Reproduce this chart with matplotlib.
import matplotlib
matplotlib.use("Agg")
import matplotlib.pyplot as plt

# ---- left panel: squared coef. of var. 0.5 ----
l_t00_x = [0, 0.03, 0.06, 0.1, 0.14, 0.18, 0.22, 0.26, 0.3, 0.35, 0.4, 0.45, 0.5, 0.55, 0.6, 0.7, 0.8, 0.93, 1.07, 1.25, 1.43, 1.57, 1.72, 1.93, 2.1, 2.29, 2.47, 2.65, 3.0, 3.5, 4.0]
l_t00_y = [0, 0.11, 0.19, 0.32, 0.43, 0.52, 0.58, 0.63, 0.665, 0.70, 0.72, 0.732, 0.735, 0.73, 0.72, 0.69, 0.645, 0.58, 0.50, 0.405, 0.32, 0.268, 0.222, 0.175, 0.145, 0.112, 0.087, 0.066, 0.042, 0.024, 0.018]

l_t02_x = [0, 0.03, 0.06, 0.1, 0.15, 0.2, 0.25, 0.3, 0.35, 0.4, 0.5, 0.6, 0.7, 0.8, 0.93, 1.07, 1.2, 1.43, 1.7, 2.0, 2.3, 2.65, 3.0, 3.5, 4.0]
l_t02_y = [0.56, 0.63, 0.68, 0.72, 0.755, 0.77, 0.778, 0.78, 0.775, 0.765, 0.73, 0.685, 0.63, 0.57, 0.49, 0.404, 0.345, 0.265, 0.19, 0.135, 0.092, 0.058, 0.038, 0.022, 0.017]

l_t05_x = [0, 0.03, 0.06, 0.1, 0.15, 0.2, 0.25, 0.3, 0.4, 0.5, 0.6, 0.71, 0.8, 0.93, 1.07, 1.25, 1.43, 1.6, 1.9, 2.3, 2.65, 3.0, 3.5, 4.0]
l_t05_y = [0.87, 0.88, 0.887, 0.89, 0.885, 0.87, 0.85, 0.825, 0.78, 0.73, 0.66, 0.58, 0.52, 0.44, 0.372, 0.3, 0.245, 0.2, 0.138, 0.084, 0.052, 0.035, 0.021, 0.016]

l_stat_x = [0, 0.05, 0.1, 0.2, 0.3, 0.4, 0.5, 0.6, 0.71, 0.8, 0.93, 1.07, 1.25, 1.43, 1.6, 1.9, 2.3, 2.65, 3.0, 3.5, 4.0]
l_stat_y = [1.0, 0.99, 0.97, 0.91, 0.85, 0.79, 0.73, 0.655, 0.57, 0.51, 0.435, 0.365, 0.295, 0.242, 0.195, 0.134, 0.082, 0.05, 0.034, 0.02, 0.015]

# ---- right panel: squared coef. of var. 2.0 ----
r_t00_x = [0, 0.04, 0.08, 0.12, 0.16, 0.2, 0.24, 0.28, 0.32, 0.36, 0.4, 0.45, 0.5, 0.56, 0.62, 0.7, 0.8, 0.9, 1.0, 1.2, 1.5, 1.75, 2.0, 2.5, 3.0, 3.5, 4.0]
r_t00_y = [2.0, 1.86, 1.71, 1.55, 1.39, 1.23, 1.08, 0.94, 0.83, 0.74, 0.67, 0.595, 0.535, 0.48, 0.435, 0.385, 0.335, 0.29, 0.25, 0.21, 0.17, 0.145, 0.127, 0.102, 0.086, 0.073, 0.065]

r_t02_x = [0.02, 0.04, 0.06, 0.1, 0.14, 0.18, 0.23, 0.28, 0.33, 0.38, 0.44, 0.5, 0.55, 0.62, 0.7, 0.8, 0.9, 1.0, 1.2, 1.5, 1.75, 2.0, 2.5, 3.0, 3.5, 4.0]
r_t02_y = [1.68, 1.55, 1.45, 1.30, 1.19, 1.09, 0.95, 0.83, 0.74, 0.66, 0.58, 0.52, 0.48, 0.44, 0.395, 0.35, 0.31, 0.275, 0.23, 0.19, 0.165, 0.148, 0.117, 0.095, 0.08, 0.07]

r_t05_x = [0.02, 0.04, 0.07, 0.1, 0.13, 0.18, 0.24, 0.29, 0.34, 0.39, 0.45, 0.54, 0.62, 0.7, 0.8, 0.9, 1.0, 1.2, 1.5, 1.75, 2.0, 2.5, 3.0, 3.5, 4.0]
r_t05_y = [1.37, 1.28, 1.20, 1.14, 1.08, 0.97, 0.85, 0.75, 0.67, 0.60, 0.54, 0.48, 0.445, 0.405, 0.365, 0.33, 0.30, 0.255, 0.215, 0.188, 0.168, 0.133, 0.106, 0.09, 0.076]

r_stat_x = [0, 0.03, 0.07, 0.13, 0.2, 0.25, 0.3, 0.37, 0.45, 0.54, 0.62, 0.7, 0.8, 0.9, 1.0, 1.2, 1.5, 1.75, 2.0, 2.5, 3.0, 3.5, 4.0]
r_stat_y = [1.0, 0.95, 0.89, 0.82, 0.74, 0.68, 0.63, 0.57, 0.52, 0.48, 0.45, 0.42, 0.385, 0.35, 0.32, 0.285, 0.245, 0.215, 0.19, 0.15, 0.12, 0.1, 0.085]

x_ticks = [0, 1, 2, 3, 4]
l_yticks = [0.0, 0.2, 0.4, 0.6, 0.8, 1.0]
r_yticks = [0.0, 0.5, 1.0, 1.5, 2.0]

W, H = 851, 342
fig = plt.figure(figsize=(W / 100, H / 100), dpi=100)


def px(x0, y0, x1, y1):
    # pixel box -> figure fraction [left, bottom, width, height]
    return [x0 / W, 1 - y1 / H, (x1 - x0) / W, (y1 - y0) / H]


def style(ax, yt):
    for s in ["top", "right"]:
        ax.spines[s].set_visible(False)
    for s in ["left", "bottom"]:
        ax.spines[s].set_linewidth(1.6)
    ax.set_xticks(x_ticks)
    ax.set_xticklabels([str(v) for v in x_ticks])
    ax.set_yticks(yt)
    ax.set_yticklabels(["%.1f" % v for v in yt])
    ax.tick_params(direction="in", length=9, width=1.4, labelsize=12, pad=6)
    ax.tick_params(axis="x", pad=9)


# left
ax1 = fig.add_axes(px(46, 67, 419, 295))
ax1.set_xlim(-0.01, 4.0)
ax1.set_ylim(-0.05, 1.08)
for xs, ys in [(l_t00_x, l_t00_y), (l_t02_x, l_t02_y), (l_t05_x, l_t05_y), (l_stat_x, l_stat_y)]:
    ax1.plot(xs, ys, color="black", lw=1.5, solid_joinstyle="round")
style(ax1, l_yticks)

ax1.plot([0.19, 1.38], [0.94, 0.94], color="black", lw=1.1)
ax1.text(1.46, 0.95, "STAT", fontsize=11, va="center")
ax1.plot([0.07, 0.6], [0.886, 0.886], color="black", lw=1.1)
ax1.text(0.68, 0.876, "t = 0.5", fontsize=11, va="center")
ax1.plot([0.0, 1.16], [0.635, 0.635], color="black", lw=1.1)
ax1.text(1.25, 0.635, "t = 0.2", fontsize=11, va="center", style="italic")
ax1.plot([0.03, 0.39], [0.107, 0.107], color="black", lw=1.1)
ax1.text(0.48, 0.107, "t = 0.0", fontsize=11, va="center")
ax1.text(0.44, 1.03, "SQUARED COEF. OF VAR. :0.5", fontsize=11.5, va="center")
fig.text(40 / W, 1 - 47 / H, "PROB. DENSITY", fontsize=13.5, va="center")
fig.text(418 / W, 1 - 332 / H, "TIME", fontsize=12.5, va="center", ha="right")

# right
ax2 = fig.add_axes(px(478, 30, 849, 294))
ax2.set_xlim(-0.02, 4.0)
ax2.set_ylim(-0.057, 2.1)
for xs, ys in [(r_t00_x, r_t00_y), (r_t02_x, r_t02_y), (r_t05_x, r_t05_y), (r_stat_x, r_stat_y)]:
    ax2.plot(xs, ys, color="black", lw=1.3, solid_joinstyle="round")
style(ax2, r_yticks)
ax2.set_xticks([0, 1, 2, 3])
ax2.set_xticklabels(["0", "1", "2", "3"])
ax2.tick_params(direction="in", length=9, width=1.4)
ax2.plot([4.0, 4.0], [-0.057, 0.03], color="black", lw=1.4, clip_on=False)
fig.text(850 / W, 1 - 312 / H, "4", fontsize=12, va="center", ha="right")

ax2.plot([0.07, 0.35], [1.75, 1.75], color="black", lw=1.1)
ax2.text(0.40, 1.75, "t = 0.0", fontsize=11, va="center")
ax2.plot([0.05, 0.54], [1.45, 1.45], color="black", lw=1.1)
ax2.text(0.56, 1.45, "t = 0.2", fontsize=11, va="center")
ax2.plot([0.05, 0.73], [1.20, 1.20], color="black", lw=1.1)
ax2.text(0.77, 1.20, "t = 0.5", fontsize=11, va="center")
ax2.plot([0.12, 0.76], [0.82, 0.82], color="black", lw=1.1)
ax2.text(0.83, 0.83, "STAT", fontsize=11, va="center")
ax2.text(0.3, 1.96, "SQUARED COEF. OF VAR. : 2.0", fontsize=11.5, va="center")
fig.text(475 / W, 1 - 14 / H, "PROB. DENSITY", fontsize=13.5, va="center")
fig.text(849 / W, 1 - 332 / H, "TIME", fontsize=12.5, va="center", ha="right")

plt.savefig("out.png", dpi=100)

_ _ _ _ _ _ _

Problem statement = Set down each line of the material verbatim, from the first line through the line that contains "0.038, 0.022, 0.017]".

Result of the task =
Reproduce this chart with matplotlib.
import matplotlib
matplotlib.use("Agg")
import matplotlib.pyplot as plt

# ---- left panel: squared coef. of var. 0.5 ----
l_t00_x = [0, 0.03, 0.06, 0.1, 0.14, 0.18, 0.22, 0.26, 0.3, 0.35, 0.4, 0.45, 0.5, 0.55, 0.6, 0.7, 0.8, 0.93, 1.07, 1.25, 1.43, 1.57, 1.72, 1.93, 2.1, 2.29, 2.47, 2.65, 3.0, 3.5, 4.0]
l_t00_y = [0, 0.11, 0.19, 0.32, 0.43, 0.52, 0.58, 0.63, 0.665, 0.70, 0.72, 0.732, 0.735, 0.73, 0.72, 0.69, 0.645, 0.58, 0.50, 0.405, 0.32, 0.268, 0.222, 0.175, 0.145, 0.112, 0.087, 0.066, 0.042, 0.024, 0.018]

l_t02_x = [0, 0.03, 0.06, 0.1, 0.15, 0.2, 0.25, 0.3, 0.35, 0.4, 0.5, 0.6, 0.7, 0.8, 0.93, 1.07, 1.2, 1.43, 1.7, 2.0, 2.3, 2.65, 3.0, 3.5, 4.0]
l_t02_y = [0.56, 0.63, 0.68, 0.72, 0.755, 0.77, 0.778, 0.78, 0.775, 0.765, 0.73, 0.685, 0.63, 0.57, 0.49, 0.404, 0.345, 0.265, 0.19, 0.135, 0.092, 0.058, 0.038, 0.022, 0.017]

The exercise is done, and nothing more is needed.